While I have been deeply engaged with the initiative from the start, it has been a truly collaborative effort. It began about a year and a half ago when the UT System Board of Regents approved $1.7 million to fund the study, which was conducted by researchers at UT Austin’s School of Social Work.
The study included:
- online questionnaires for students,
- surveys and focus groups of faculty, staff and campus law enforcement; and
- a 4-year cohort study of entering freshman to identify the psychological and economic impact of sexual violence.
I want to thank all of the individual campus teams who participated, as well as their presidents who have also been champions of this effort.
I must also recognize and thank the principal investigator for this initiative, Dr. Noel Busch-Armendariz, Associate Vice President for Research at UT Austin, director of UT Austin’s Institute on Domestic Violence & Sexual Assault and a distinguished professor at UT Austin’s School of Social Work. The work and dedication Noel and her team have committed to this study is nothing short of astounding.
Thanks also to Dr. Wanda Mercer, associate vice chancellor for academic affairs at UT System, who has lived and breathed this study nearly as much as Noel and her team. Dr. Mercer’s background has primarily been on campuses, working directly with students, and I know how deeply important it is to her that we create the best possible environment for our students to learn, grow and complete their education.
Perhaps most of all, I want to thank the more than 28,000 students across UT institutions who stepped up – answering some very difficult questions – to help make their campuses safer.
Key findings of the CLASE survey, which were included in a UT System press release, include the following. I’ll start with some positive news:
- The vast majority of our students – including those who have, and those who have not been victims of unwanted sexual contact or harassment – reported feeling safe on their campus.
- At academic institutions, 76 percent of victims and 80 percent of non-victims reported feeling safe on campus.
- The percentages are even higher at health institutions, where 89 percent of victims and 92 percent of non-victims reported feeling safe on campus.
Now for the bad news, including the prevalence of rape, unwanted sexual contact, and sexual harassment:
- In terms of unwanted sexual contact, 10 percent of female undergraduate students and 4 percent of male undergraduate students at our academic institutions reported being raped.
- At health institutions, 4 percent of female students and 2 percent of male students reported being raped.
- At our academic institutions, 14 percent of students said they experienced sexist gender harassment by a faculty or staff member. At health institutions, the number was 18 percent.
There are three factors highlighted in the data that must be acknowledged, not to mitigate – and let me repeat, not to mitigate – but to better understand the role we must play in keeping our students safe.

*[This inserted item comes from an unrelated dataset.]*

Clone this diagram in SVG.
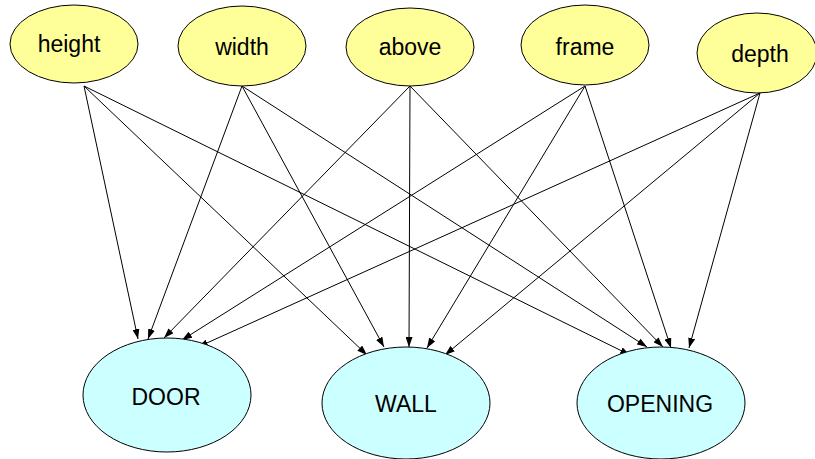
<svg xmlns="http://www.w3.org/2000/svg" width="815" height="459" viewBox="0 0 815 459">
<style>
.attr ellipse{fill:#FFFF99;stroke:#000;stroke-width:1}
.cls ellipse{fill:#CCFFFF;stroke:#000;stroke-width:1}
text{font-family:"Liberation Sans",Arial,sans-serif;font-size:23px;fill:#000;text-anchor:middle}
#edges line{stroke:#000;stroke-width:1;marker-end:url(#arr)}
</style>
<defs>
<marker id="arr" markerUnits="userSpaceOnUse" markerWidth="10" markerHeight="7" refX="10" refY="3.5" orient="auto">
<path d="M0,0 L10,3.5 L0,7 z" fill="#000"/>
</marker>
</defs>
<rect width="815" height="459" fill="#fff"/>
<g id="edges">
<line x1="84" y1="86" x2="138" y2="339"/>
<line x1="84" y1="86" x2="367" y2="355"/>
<line x1="84" y1="86" x2="630" y2="355"/>
<line x1="242" y1="86" x2="148" y2="339"/>
<line x1="242" y1="86" x2="384" y2="347"/>
<line x1="242" y1="86" x2="647" y2="347"/>
<line x1="410" y1="86" x2="164" y2="338"/>
<line x1="410" y1="86" x2="409" y2="347"/>
<line x1="410" y1="86" x2="663" y2="347"/>
<line x1="585" y1="86" x2="182" y2="340"/>
<line x1="585" y1="86" x2="427" y2="348"/>
<line x1="585" y1="86" x2="671" y2="348"/>
<line x1="760" y1="93" x2="198" y2="347"/>
<line x1="760" y1="93" x2="445" y2="355"/>
<line x1="760" y1="93" x2="689" y2="348"/>
</g>
<g id="height" class="attr"><ellipse cx="74" cy="44" rx="64" ry="39"/><text x="69" y="52">height</text></g>
<g id="width" class="attr"><ellipse cx="242" cy="46" rx="64" ry="40"/><text x="242" y="55">width</text></g>
<g id="above" class="attr"><ellipse cx="410" cy="47" rx="64" ry="39"/><text x="410" y="55">above</text></g>
<g id="frame" class="attr"><ellipse cx="585" cy="45" rx="64" ry="40"/><text x="585" y="55">frame</text></g>
<g id="depth" class="attr"><ellipse cx="757" cy="53" rx="60" ry="40"/><text x="760" y="62">depth</text></g>
<g id="door" class="cls"><ellipse cx="167" cy="395" rx="84" ry="57"/><text x="166" y="405">DOOR</text></g>
<g id="wall" class="cls"><ellipse cx="406" cy="403" rx="84" ry="56"/><text x="406" y="412">WALL</text></g>
<g id="opening" class="cls"><ellipse cx="661" cy="403" rx="84" ry="56"/><text x="660" y="412">OPENING</text></g>
</svg>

- First, per our students’ reporting, most instances of unwanted sexual contact occur off campus. For those attending academic institutions, 84 percent reported that it happened off campus, and at our health institutions, 97 percent reported that the incidents occurred off campus.

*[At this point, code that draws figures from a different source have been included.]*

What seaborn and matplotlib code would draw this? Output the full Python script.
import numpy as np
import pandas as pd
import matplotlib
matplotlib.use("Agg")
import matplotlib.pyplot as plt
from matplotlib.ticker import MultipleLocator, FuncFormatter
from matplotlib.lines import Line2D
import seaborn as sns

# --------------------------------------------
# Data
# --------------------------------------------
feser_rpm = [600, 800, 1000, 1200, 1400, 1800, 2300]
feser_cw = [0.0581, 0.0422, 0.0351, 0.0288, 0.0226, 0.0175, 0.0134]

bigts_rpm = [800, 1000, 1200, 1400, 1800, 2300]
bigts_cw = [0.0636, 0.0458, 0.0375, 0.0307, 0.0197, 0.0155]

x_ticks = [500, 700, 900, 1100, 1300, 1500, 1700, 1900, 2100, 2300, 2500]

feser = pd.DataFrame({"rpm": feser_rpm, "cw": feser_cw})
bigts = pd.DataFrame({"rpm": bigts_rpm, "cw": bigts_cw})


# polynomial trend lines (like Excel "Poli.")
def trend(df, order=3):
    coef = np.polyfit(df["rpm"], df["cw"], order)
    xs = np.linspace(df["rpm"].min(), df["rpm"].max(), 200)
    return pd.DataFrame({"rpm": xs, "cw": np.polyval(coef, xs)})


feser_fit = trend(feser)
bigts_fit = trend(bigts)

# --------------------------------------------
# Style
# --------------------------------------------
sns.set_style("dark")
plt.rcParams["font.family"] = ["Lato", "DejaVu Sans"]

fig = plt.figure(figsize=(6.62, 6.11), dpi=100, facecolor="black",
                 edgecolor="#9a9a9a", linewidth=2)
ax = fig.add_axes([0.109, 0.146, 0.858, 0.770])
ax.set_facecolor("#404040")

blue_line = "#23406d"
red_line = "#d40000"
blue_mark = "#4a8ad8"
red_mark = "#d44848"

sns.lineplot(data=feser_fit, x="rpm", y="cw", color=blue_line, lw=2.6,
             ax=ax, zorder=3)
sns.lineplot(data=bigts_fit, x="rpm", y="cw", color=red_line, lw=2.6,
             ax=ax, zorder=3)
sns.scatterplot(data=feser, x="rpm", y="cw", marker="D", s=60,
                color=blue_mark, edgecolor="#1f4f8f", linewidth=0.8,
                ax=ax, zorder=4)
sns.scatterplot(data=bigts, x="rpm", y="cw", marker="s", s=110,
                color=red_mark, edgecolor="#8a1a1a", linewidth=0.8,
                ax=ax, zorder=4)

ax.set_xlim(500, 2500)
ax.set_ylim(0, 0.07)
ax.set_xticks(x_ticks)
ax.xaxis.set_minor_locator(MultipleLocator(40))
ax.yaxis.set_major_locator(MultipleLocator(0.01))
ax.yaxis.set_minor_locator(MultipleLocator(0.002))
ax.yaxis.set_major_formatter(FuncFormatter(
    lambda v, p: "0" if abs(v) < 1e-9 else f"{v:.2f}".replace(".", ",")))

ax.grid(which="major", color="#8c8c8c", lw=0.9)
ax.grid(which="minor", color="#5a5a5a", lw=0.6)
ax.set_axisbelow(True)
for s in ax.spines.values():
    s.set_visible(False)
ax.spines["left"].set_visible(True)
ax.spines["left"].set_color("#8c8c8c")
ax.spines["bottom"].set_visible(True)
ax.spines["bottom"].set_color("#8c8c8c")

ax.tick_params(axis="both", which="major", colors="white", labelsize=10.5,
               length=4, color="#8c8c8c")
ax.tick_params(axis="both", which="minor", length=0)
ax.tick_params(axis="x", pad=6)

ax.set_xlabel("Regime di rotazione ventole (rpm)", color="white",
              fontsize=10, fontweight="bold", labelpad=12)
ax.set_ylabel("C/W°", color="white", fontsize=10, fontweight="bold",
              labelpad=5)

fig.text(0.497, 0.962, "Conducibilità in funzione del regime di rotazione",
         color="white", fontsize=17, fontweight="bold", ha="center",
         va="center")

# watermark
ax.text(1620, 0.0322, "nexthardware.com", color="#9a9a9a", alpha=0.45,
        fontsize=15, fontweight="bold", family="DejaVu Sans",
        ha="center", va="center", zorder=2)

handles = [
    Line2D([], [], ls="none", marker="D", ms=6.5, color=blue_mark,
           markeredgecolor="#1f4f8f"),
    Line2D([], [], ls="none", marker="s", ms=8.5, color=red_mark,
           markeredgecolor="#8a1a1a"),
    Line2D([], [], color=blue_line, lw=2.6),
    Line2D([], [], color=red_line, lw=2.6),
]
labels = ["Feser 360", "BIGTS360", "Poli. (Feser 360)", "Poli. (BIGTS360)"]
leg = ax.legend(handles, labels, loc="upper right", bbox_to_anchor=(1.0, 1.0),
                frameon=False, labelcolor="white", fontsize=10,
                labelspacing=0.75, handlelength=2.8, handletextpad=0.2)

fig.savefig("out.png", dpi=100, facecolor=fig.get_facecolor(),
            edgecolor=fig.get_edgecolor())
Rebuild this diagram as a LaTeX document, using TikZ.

- Second, at academic as well as health institutions, the majority of victims of unwanted sexual contact and their perpetrators used alcohol and drugs at the time of victimization.
- Third, the majority of victims of unwanted sexual contact had either a close relationship or were acquaintances with the perpetrator.

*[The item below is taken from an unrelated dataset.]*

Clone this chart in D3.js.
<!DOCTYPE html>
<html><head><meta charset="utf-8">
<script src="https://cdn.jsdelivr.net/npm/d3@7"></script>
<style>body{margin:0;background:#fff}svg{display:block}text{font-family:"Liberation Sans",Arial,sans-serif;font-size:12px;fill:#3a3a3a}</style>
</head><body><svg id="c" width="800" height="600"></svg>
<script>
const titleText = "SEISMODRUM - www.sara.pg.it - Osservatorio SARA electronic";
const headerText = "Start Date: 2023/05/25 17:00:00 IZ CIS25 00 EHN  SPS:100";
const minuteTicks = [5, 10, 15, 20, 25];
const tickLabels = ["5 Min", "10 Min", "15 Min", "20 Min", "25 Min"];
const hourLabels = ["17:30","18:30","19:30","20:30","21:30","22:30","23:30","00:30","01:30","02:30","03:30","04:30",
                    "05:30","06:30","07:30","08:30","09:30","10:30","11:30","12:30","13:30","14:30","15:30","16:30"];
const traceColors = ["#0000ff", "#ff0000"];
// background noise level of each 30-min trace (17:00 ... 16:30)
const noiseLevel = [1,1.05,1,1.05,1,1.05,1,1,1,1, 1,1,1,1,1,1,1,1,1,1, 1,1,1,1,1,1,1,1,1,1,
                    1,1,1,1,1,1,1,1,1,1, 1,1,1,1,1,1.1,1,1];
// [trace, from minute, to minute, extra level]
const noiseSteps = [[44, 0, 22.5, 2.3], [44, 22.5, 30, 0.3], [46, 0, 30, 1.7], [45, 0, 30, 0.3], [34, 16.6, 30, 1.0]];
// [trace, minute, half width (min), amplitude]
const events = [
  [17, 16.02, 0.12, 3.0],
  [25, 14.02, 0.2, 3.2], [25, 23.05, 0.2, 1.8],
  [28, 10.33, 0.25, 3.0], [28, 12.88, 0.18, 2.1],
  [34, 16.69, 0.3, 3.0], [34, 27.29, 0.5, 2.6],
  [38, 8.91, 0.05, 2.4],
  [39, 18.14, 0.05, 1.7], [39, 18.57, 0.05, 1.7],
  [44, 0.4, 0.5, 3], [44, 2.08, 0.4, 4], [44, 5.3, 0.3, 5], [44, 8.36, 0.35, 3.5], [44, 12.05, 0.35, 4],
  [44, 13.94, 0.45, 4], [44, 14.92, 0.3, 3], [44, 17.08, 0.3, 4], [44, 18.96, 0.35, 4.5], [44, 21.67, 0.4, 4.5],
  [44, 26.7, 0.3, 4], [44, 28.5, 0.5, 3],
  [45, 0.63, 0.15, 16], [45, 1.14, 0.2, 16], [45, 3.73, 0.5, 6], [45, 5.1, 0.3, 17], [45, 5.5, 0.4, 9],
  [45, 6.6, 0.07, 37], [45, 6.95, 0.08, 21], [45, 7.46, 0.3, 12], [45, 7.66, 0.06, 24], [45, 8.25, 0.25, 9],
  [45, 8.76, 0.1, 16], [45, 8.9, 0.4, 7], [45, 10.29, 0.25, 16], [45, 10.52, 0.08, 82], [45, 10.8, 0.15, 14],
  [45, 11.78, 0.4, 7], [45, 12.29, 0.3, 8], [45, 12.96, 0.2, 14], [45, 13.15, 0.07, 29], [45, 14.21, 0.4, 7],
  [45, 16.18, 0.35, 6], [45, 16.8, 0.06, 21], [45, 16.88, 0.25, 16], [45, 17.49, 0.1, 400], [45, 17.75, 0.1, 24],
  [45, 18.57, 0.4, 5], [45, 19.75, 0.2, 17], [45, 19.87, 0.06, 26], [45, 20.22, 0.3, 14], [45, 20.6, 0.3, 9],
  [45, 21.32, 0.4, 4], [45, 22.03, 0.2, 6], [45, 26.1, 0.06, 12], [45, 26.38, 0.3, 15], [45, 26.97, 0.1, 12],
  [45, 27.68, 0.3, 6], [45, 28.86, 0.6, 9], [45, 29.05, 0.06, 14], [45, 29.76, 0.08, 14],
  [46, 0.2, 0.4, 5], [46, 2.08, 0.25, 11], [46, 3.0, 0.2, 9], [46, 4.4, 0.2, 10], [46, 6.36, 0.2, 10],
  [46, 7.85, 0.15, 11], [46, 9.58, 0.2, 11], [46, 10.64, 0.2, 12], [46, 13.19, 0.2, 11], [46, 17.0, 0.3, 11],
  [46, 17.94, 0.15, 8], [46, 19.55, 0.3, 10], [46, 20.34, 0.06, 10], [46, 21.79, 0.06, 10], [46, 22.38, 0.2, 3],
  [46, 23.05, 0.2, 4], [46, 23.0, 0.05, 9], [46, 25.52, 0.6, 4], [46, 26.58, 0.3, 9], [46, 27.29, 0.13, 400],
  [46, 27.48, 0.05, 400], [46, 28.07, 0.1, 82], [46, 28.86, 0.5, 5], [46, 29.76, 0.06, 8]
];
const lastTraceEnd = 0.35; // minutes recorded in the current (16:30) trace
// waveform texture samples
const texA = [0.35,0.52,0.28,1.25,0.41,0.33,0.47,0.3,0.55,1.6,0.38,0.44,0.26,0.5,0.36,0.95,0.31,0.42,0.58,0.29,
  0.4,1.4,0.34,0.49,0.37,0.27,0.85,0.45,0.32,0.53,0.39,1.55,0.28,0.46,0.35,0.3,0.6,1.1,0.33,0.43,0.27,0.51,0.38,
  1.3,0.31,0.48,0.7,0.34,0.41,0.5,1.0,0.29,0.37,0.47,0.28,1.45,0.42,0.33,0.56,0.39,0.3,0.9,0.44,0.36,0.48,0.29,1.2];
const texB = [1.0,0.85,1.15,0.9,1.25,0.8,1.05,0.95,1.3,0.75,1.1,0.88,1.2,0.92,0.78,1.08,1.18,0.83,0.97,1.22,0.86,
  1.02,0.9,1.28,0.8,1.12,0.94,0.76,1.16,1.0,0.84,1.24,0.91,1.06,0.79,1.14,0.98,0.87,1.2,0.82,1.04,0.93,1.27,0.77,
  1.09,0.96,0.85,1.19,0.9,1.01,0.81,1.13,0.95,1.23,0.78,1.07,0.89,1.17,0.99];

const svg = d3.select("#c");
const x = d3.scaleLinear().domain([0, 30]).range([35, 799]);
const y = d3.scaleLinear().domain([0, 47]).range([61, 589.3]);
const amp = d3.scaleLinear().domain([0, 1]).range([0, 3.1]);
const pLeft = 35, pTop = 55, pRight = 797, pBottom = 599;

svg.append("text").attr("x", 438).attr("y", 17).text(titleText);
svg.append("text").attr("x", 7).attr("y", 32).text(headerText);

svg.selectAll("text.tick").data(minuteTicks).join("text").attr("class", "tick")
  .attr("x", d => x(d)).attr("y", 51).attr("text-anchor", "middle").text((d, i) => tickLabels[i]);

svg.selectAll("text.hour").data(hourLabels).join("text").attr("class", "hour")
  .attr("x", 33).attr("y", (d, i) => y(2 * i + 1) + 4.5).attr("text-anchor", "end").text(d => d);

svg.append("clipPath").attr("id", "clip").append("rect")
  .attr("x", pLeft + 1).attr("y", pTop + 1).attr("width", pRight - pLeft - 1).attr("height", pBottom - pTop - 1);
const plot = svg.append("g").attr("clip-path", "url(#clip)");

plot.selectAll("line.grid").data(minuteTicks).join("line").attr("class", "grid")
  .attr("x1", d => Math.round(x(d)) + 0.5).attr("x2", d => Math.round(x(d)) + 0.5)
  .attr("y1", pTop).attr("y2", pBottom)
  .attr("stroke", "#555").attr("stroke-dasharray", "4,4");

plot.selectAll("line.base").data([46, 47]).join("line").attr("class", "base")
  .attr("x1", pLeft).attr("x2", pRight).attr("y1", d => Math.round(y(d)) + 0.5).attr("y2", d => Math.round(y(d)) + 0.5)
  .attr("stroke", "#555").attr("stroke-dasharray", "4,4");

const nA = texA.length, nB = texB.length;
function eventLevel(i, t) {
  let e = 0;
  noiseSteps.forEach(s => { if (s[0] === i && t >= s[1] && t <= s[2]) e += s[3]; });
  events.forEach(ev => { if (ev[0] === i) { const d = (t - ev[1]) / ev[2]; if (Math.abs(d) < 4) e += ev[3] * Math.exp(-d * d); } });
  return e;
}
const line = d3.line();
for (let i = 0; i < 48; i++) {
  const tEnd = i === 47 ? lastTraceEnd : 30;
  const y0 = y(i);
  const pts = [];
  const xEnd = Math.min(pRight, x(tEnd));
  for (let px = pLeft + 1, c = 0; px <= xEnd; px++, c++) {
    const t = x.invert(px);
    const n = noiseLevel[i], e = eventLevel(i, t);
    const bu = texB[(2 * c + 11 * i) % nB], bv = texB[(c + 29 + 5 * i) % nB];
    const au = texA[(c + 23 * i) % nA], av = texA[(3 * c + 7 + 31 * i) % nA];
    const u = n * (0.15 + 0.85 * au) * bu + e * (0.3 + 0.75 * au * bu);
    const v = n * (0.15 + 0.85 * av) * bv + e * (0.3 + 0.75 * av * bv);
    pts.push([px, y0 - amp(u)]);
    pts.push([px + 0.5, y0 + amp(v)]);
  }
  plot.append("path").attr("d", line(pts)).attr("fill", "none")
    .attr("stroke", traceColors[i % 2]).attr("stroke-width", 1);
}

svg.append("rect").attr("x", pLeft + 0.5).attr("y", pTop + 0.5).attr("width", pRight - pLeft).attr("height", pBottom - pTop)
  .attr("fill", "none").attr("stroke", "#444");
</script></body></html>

Another noteworthy question is how do our institutions compare with the rest of the country? The answer is, we are pretty comparable, with most of our results falling within the national averages of other studies on this issue. But there is no comfort for us in being “average” in this respect. The only comfort comes from the fact that the hard data we have collected has yielded insights that will help us drive positive change.
That is just some of what we have learned. We have posted the full report, including an executive summary and an explanation of the study methodology on the UT System’s CLASE website.
This is not the end of our focus on this issue. Across the System, cross-functional teams have come together and are using the CLASE data to develop programs to make campuses safer. And as I mentioned, the CLASE study has a longitudinal component in which Dr. Busch-Armendariz’s team will repeatedly survey a group of 1,200 students
throughout their college careers.
One outcome we expect from all this is an increase in the number of incidents reported. Counterintuitive as it may seem, that may signal a positive change – that students feel more supported, and more comfortable in sharing.
The CLASE study has taught us some hard truths about life on our campuses. But I have no doubt that, armed with these truths, we can and will do whatever it takes to create a safe learning environment for every student at every one of our institutions.
As I said when the report was made public, we want the UT System to lead in every way that matters – and nothing matters more than this.
Thank you, as always, for reading. I will write again soon.